While we were walking through the creek we saw a really cool sign. This is it:
Yes, that is a dead salmon head lying in the gravel on the side of McAleer Creek. This is a very good thing for at least two reasons. One, it means we are getting returning fish. Two, once the fish die they begin rotting in place. Their bodies provide fertilizer for the plant life along the stream which feeds the insects that will become the food for their little babies. Circle of life, Indeed.
By the time we were through flushing the pipes it was 3:30. I had to leave to get ready for dinner and a UW men's basketball game (vs Texas Southern, which they won 88 - 52, bringing our record to 6-3), so Francis finished bleeding the system in the dark (sunset is early in December in the Pacific Northwest, it's full dark by 4:30 these days). When I checked the incubator the next morning, we were getting flow of a little better than 10 gallons/minute. We are ready.
Tomorrow is the big day.
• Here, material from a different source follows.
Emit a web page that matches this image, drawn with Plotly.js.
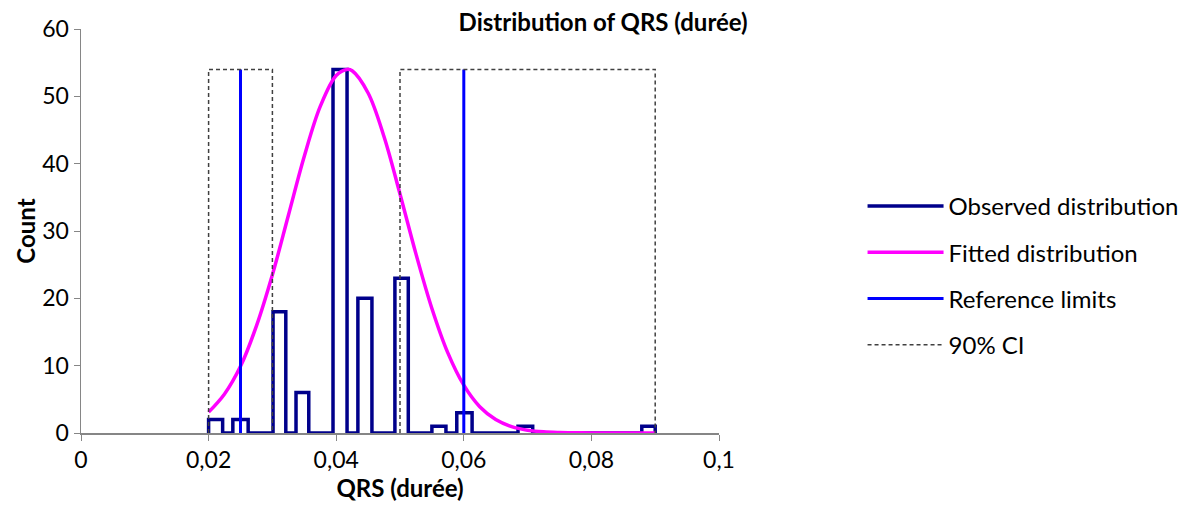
<!DOCTYPE html>
<html>
<head>
<meta charset="utf-8">
<script src="https://cdn.plot.ly/plotly-3.0.1.min.js"></script>
<style>html,body{margin:0;padding:0;background:#fff;}#chart{width:1192px;height:514px;}</style>
</head>
<body>
<div id="chart"></div>
<script>
// Observed distribution: bin edges and counts
const binLeft  = [0.0200, 0.0238, 0.0301, 0.0337, 0.0395, 0.0434, 0.0492, 0.0550, 0.0589, 0.0685, 0.0879];
const binRight = [0.0222, 0.0262, 0.0321, 0.0357, 0.0417, 0.0456, 0.0513, 0.0572, 0.0613, 0.0708, 0.0900];
const counts   = [2, 2, 18, 6, 54, 20, 23, 1, 3, 1, 1];

// Fitted distribution
const fitX = [0.0200, 0.0225, 0.0250, 0.0275, 0.0300, 0.0325, 0.0350, 0.0375, 0.0400, 0.0417, 0.0425, 0.0450, 0.0475, 0.0500, 0.0525, 0.0550, 0.0575, 0.0600, 0.0625, 0.0650, 0.0675, 0.0700, 0.0725, 0.0750, 0.0775, 0.0800, 0.0850, 0.0900];
const fitY = [3.1, 5.8, 9.9, 15.9, 23.5, 32.3, 41.1, 48.5, 53.1, 54.0, 53.8, 50.5, 44.0, 35.5, 26.6, 18.5, 11.9, 7.1, 3.9, 2.0, 0.95, 0.42, 0.17, 0.07, 0.03, 0.01, 0, 0];

// Reference limits and 90% CI bounds
const refLimits = [0.025, 0.06];
const ciLower = [0.02, 0.03];
const ciUpper = [0.05, 0.09];
const markerTop = 54;

const xTicks = [0, 0.02, 0.04, 0.06, 0.08, 0.1];
const yTicks = [0, 10, 20, 30, 40, 50, 60];

// step outline of histogram
const hx = [], hy = [];
for (let i = 0; i < counts.length; i++) {
  hx.push(binLeft[i], binLeft[i], binRight[i], binRight[i]);
  hy.push(0, counts[i], counts[i], 0);
}
// reference vertical lines
const rx = [], ry = [];
refLimits.forEach(v => { rx.push(v, v, null); ry.push(0, markerTop, null); });
// CI boxes
const cx = [], cy = [];
[ciLower, ciUpper].forEach(b => {
  cx.push(b[0], b[0], b[1], b[1], null);
  cy.push(0, markerTop, markerTop, 0, null);
});

const font = "Lato, 'Liberation Sans', sans-serif";
const traces = [
  {x: hx, y: hy, mode: 'lines', name: 'Observed distribution', legendgroup: 'a',
   line: {color: '#00008B', width: 3.5}},
  {x: fitX, y: fitY, mode: 'lines', name: 'Fitted distribution', legendgroup: 'b',
   line: {color: '#FF00FF', width: 3.5, shape: 'spline'}},
  {x: rx, y: ry, mode: 'lines', name: 'Reference limits', legendgroup: 'c',
   line: {color: '#0000FF', width: 3}},
  {x: cx, y: cy, mode: 'lines', name: '90% CI', legendgroup: 'd',
   line: {color: '#404040', width: 1.5, dash: '4px,3px'}}
];

const layout = {
  width: 1192, height: 514,
  margin: {l: 81, r: 473, t: 29, b: 81, autoexpand: false},
  paper_bgcolor: '#fff', plot_bgcolor: '#fff',
  separators: ',.',
  font: {family: font, size: 23, color: '#000'},
  title: {text: '<b>Distribution of QRS (durée)</b>', x: 0.506, xanchor: 'center', y: 0.957, yanchor: 'middle',
          font: {family: font, size: 24, color: '#000'}},
  showlegend: true,
  legend: {x: 1.225, xanchor: 'left', y: 0.39, yanchor: 'middle', tracegroupgap: 12,
           font: {family: font, size: 24, color: '#000'}, itemwidth: 76, bgcolor: 'rgba(0,0,0,0)'},
  xaxis: {range: [0, 0.1], tickvals: xTicks, ticks: 'outside', ticklen: 6, tickcolor: '#868686',
          showline: true, linecolor: '#868686', linewidth: 1.5, showgrid: false, zeroline: false,
          tickfont: {family: font, size: 23},
          title: {text: '<b>QRS (durée)</b>', standoff: 2, font: {family: font, size: 24}}},
  yaxis: {range: [0, 60], tickvals: yTicks, ticks: 'outside', ticklen: 6, tickcolor: '#868686',
          showline: true, linecolor: '#868686', linewidth: 1.5, showgrid: false, zeroline: false,
          tickfont: {family: font, size: 23},
          title: {text: '<b>Count</b>', standoff: 0, font: {family: font, size: 24}}}
};

Plotly.newPlot('chart', traces, layout, {displayModeBar: false, staticPlot: true});
</script>
</body>
</html>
My daughter, Gwynedd, is accompanying me and will be taking pictures, so I'll give you the complete pictorial rundown of loading fish into the barrel either tomorrow or Thursday night. We leave for Issaquah Hatchery around 7:30 tomorrow morning. I know it seems silly, but I am tremendously excited. I really like doing this project; it gives me a sense of participation in the natural world that is significantly more intense than just watching it all from my windows.
So, first things first. Here is what the incubator looked like early Saturday morning.
The incubator is on the left; the clarifier is on the right. The piping on the right leads 500' up the creek to the inlet tube. Water flows in at the bottom of the clarifier and then out at the top. It goes into the bottom of the incubator and then out again at the top. Notice that there is no water flowing out of the outlet tube on the incubator. Both the incubator and clarifier have the crud of one season out in the weather goobering up their outsides. The insides are a bit murkier than that.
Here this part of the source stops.